If I were you, I would lobby real hard for a single line, single package code promotion path backed with a few cost projections of if it goes right and if it goes wrong.

Companies like the one you described love process, and will buy in on just about any process improvement. If you have had any production deployments that went bad and affected a bunch of users, correcting the code promotion path under the umbrella of constant process improvement should get you some results, and if you can get them do not let the momentum evaporate.

Another thought to show how ridiculous the current approach is would be to sequentially version every deployable build or package that gets pushed to preprod, and assign a version to each prod deployment using the largest preprod feature that makes up that prod deployment. Then create or publish a schedule of what version is delivered to preprod and what is delivered to prod, and make sure it goes to each group that does the testing.

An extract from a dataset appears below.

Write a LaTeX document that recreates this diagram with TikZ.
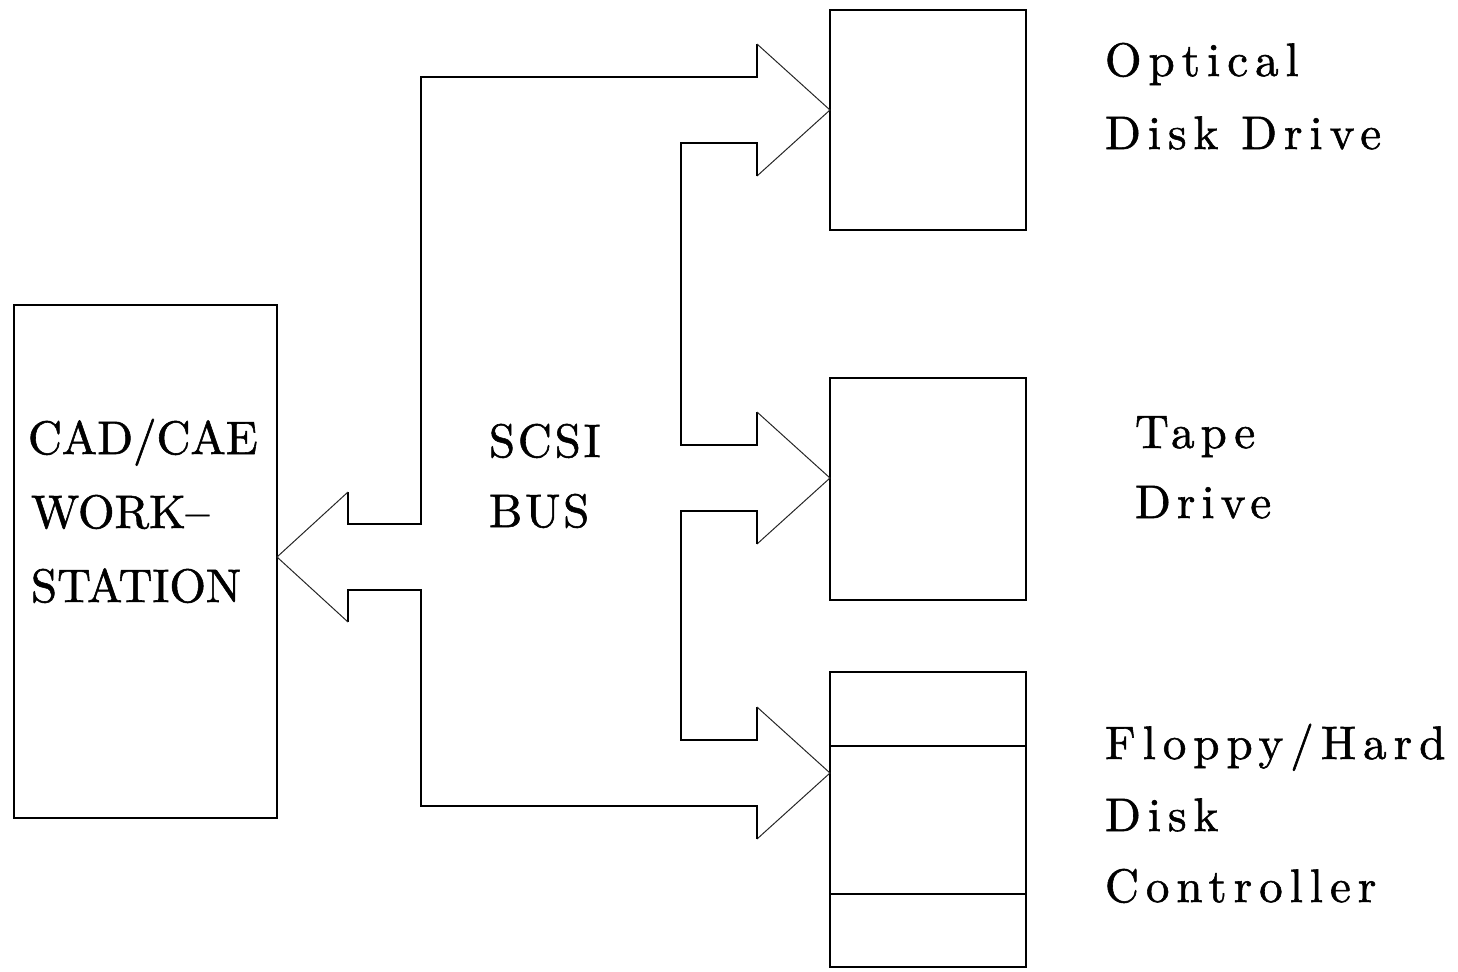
\documentclass[tikz,border=0pt]{standalone}
\usepackage{fontspec}
\setmainfont[FakeBold=1.2]{lmroman10-regular.otf}
\newfontfamily\spfont[LetterSpace=15,FakeBold=1.2]{lmroman10-regular.otf}
\newfontfamily\tpfont[LetterSpace=13,FakeBold=1.2]{lmroman10-regular.otf}
\newfontfamily\bsfont[LetterSpace=6,FakeBold=1.2]{lmroman10-regular.otf}
\usetikzlibrary{calc}
\tikzset{
  box/.style={draw, line width=1pt, rectangle, inner sep=0pt, outer sep=0pt},
  busline/.style={line width=1pt, line join=miter},
  headline/.style={line width=0.5pt, black!85},
  lbl/.style={anchor=base west, inner sep=0pt, outer sep=0pt, font=\fontsize{23.5}{28}\selectfont},
  blbl/.style={anchor=base west, inner sep=0pt, outer sep=0pt, font=\bsfont\fontsize{23.5}{28}\selectfont},
  slbl/.style={anchor=base west, inner sep=0pt, outer sep=0pt, font=\spfont\fontsize{23.5}{28}\selectfont},
  tlbl/.style={anchor=base west, inner sep=0pt, outer sep=0pt, font=\tpfont\fontsize{23.5}{28}\selectfont},
}
\begin{document}
\begin{tikzpicture}[x=0.5pt,y=-0.5pt]
\useasboundingbox (0,0) rectangle (1458,971);
% boxes
\node[box, minimum width=131.5pt, minimum height=256.5pt] (ws) at (145.5,561.5) {};
\node[box, minimum width=98pt, minimum height=110pt] (od) at (928,120) {};
\node[box, minimum width=98pt, minimum height=111pt] (tp) at (928,489) {};
\node[box, minimum width=98pt, minimum height=147.5pt] (fh) at (928,819.5) {};
\draw[line width=1pt] (fh.west |- 0,746) -- (fh.east |- 0,746);
\draw[line width=1pt] (fh.west |- 0,894) -- (fh.east |- 0,894);
% arrow tips
\coordinate (t0) at (ws.east |- 0,557);
\coordinate (t1) at (od.west |- 0,110);
\coordinate (t2) at (tp.west |- 0,478);
\coordinate (t3) at (fh.west |- 0,773);
% bus outline
\draw[busline] ($(t0)+(71,-65)$) |- ($(t0)+(144,-33)$) |- ($(t1)+(-73,-33)$) -- ($(t1)+(-73,-66)$);
\draw[headline] ($(t1)+(-73,-66)$) -- (t1) -- ($(t1)+(-73,66)$);
\draw[busline] ($(t1)+(-73,66)$) -- ($(t1)+(-73,33)$) -| ($(t2)+(-149,-33)$) -- ($(t2)+(-73,-33)$) -- ($(t2)+(-73,-66)$);
\draw[headline] ($(t2)+(-73,-66)$) -- (t2) -- ($(t2)+(-73,66)$);
\draw[busline] ($(t2)+(-73,66)$) -- ($(t2)+(-73,33)$) -| ($(t3)+(-149,-33)$) -- ($(t3)+(-73,-33)$) -- ($(t3)+(-73,-66)$);
\draw[headline] ($(t3)+(-73,-66)$) -- (t3) -- ($(t3)+(-73,66)$);
\draw[busline] ($(t3)+(-73,66)$) -- ($(t3)+(-73,33)$) -| ($(t0)+(144,33)$) -- ($(t0)+(71,33)$) -- ($(t0)+(71,65)$);
\draw[headline] ($(t0)+(71,65)$) -- (t0) -- ($(t0)+(71,-65)$);
% labels
\node[lbl] (tcad) at (28,454) {CAD/CAE};
\node[lbl] (twork) at (31,528) {WORK--};
\node[lbl] (tstation) at (31,602) {STATION};
\node[blbl] (tscsi) at (489,457) {SCSI};
\node[blbl] (tbus) at (489,527) {BUS};
\node[slbl] (topt1) at (1105,76) {Optical};
\node[slbl] (topt2) at (1105,149) {Disk Drive};
\node[tlbl] (ttape1) at (1135,448) {Tape};
\node[tlbl] (ttape2) at (1135,518) {Drive};
\node[slbl] (tfl1) at (1105,759) {Floppy/Hard};
\node[slbl] (tfl2) at (1105,831) {Disk};
\node[slbl] (tfl3) at (1105,902) {Controller};
\end{tikzpicture}
\end{document}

Seeing the version numbers jumping all over the place may help you get some positive change.

You can also publish a "features awaiting test" report with the dates (and versions) of things that went to preprod and who is responsible for testing, how many days its been waiting, and maybe some coarse measurement of gain to business of deploying feature. Some may respond by testing sooner just to avoid being the worst on the list. Color coding the slowest or longest waiting items and putting them at the top may work as additional "motivation".